The business case should combine direct cost impacts with operating model outcomes. Direct costs include software licensing, implementation services, infrastructure, managed services, internal project time, training, support and future upgrade effort. Benefits should be tied to measurable business outcomes such as faster billing cycles, reduced revenue leakage, improved utilization visibility, lower manual reconciliation effort, stronger close-to-report performance, fewer shadow systems and better management insight. In professional services, margin protection often matters more than headcount reduction. A small improvement in billing accuracy, project governance or resource allocation can be more valuable than a narrow automation saving.
TCO should be modeled over a multi-year horizon and should compare current-state run cost against future-state run cost, not just implementation spend. Include the cost of customization maintenance, integration support, reporting workarounds, audit effort, security operations and business disruption. Optimization may show a lower initial cost but a higher long-term run cost if it preserves fragmented architecture. Migration may show a higher initial investment but lower support complexity if it consolidates systems and standardizes workflows. The right answer depends on the organization's growth path, acquisition strategy, compliance obligations and appetite for change.
What risk mitigation and migration strategy should executives require?
Executives should require a migration strategy that protects revenue operations, client delivery and financial control. That means clear scope boundaries, a target-state architecture, data migration rules, integration sequencing, role design, testing discipline and cutover governance. For optimization programs, the same rigor applies: define baseline metrics, prioritize high-friction workflows, retire low-value customizations and establish ownership for process standards. In both cases, governance should include business sponsors, architecture leadership, finance ownership and operational stakeholders.
Best practice is to phase transformation around business capability domains rather than technical modules alone. For example, stabilize project accounting and billing first, then improve resource planning and analytics, then expand automation and self-service. If moving to cloud ERP, validate security, compliance, backup, resilience and access controls early. Multi-company management and multi-warehouse management should only be introduced where they reflect real operating complexity, not because the platform supports them. Future-facing programs should also evaluate AI-assisted ERP carefully, focusing on practical use cases such as anomaly detection, document classification, forecasting support or workflow recommendations rather than broad automation promises.
Executive Conclusion
Transformation leaders should not ask whether migration is better than optimization in the abstract. They should ask which path best supports the target operating model at an acceptable level of cost, risk and organizational disruption. Optimization is often the right decision when the platform remains viable and the real barriers are process inconsistency, weak governance, poor data quality and underused functionality. Migration is the stronger choice when architecture debt, integration fragility, reporting limitations or commercial constraints prevent the business from scaling effectively.
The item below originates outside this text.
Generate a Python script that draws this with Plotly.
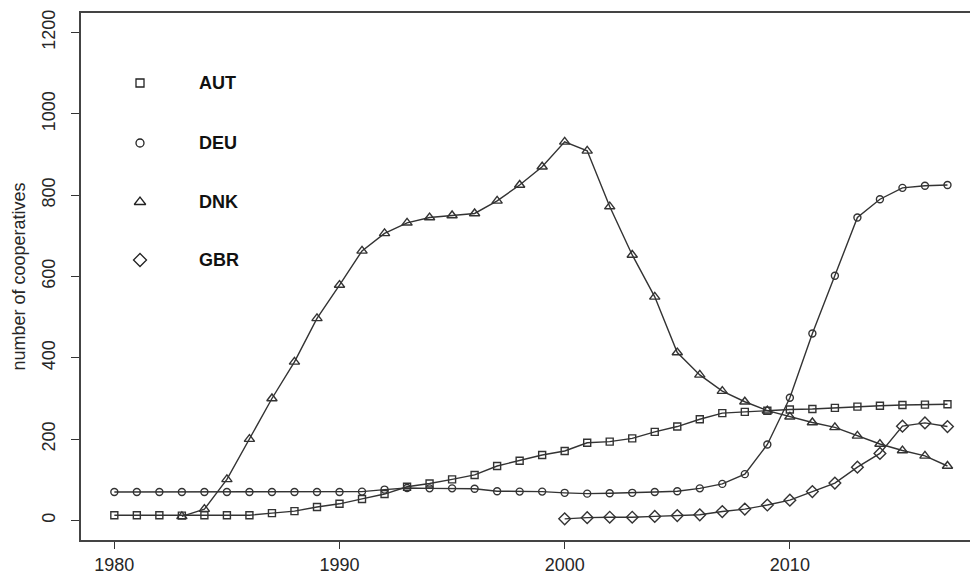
import plotly.graph_objects as go

years = list(range(1980, 2018))

aut = [13, 13, 13, 12, 13, 13, 13, 18, 23, 33, 41, 53, 65, 83, 91, 101, 112, 134, 147, 161,
       171, 191, 194, 202, 218, 231, 249, 264, 267, 270, 273, 274, 277, 280, 282, 284, 285, 286]

deu = [70, 70, 70, 70, 70, 70, 70, 70, 70, 70, 70, 71, 76, 80, 79, 79, 78, 72, 71, 71,
       68, 66, 67, 68, 70, 72, 79, 90, 114, 187, 302, 460, 602, 745, 790, 818, 823, 825]

dnk_years = list(range(1983, 2018))
dnk = [10, 28, 101, 200, 300, 390, 497, 579, 663, 706, 732, 745, 750, 755, 786, 825, 870,
       931, 909, 772, 653, 550, 413, 358, 318, 292, 270, 255, 241, 229, 208, 188, 172, 159, 134]

gbr_years = list(range(2000, 2018))
gbr = [4, 7, 8, 8, 10, 12, 14, 22, 28, 38, 50, 71, 92, 131, 165, 232, 240, 231]

series_names = ["AUT", "DEU", "DNK", "GBR"]
symbols = ["square-open", "circle-open", "triangle-up-open", "diamond-open"]
msizes = [7, 7, 9, 9]

y_ticks = [0, 200, 400, 600, 800, 1000, 1200]
x_ticks = [1980, 1990, 2000, 2010]

LINE = "#333333"
TXT = "#262626"
FONT = "Liberation Sans, Arial"

fig = go.Figure()
data = [(years, aut), (years, deu), (dnk_years, dnk), (gbr_years, gbr)]
for (xs, ys), name, sym, ms in zip(data, series_names, symbols, msizes):
    fig.add_trace(go.Scatter(
        x=xs, y=ys, mode="lines+markers", name=name,
        line=dict(color=LINE, width=1.4),
        marker=dict(symbol=sym, size=ms, color=LINE, line=dict(color=LINE, width=1.4)),
        showlegend=False, hoverinfo="skip"))

# legend (drawn inside the plot on an overlay pixel axis)
leg_x = 59
leg_y = [83, 143, 202, 260]
for name, sym, ly, ms in zip(series_names, symbols, leg_y, [8, 8, 10, 10]):
    fig.add_trace(go.Scatter(
        x=[leg_x], y=[ly], mode="markers", xaxis="x2", yaxis="y2",
        marker=dict(symbol=sym, size=ms, color="#222", line=dict(color="#222", width=1.3)),
        showlegend=False, hoverinfo="skip"))
    fig.add_annotation(x=116, y=ly, xref="x2", yref="y2", text="<b>%s</b>" % name,
                       showarrow=False, xanchor="left", yanchor="middle",
                       font=dict(family=FONT, size=18, color="#111"))

fig.add_annotation(xref="paper", yref="paper", x=0, y=0.5, xshift=-63,
                   text="number of cooperatives", textangle=-90, showarrow=False,
                   xanchor="center", yanchor="middle",
                   font=dict(family=FONT, size=18, color=TXT))

fig.update_layout(
    width=970, height=573,
    margin=dict(l=81, r=0, t=13, b=33),
    paper_bgcolor="white", plot_bgcolor="white",
    font=dict(family=FONT, size=18, color=TXT),
    xaxis=dict(range=[1978.52, 2018.0], tickvals=x_ticks, ticks="outside", ticklen=7,
               tickwidth=1.3, tickcolor=LINE, showgrid=False, zeroline=False,
               showline=True, linecolor="#444", linewidth=1.8, mirror=True,
               automargin=False, tickfont=dict(size=18, color=TXT)),
    yaxis=dict(range=[-48, 1248], tickvals=y_ticks, ticks="outside", ticklen=8,
               tickwidth=1.3, tickcolor=LINE, showgrid=False, zeroline=False,
               showline=True, linecolor="#444", linewidth=1.8, tickangle=-90,
               automargin=False, ticklabelstandoff=9, tickfont=dict(size=18, color=TXT)),
    xaxis2=dict(overlaying="x", range=[0, 889], visible=False),
    yaxis2=dict(overlaying="y", range=[540, 13], visible=False),
)

fig.write_html("out.html", config={"displayModeBar": False},
               post_script="document.body.style.margin='0';")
For professional services firms, the most durable strategy is usually staged modernization: optimize what is still valuable, migrate what is structurally limiting and design the future architecture around business outcomes rather than software preference. Odoo should be considered where modular consolidation, workflow automation, deployment flexibility and partner-led extensibility align with the business case. Organizations that need operational control without building a full internal cloud platform team may also benefit from a partner-first model that combines white-label ERP platform capabilities with Managed Cloud Services. The executive priority is not to choose the most fashionable path, but to choose the one that improves service delivery economics, governance quality and long-term enterprise scalability.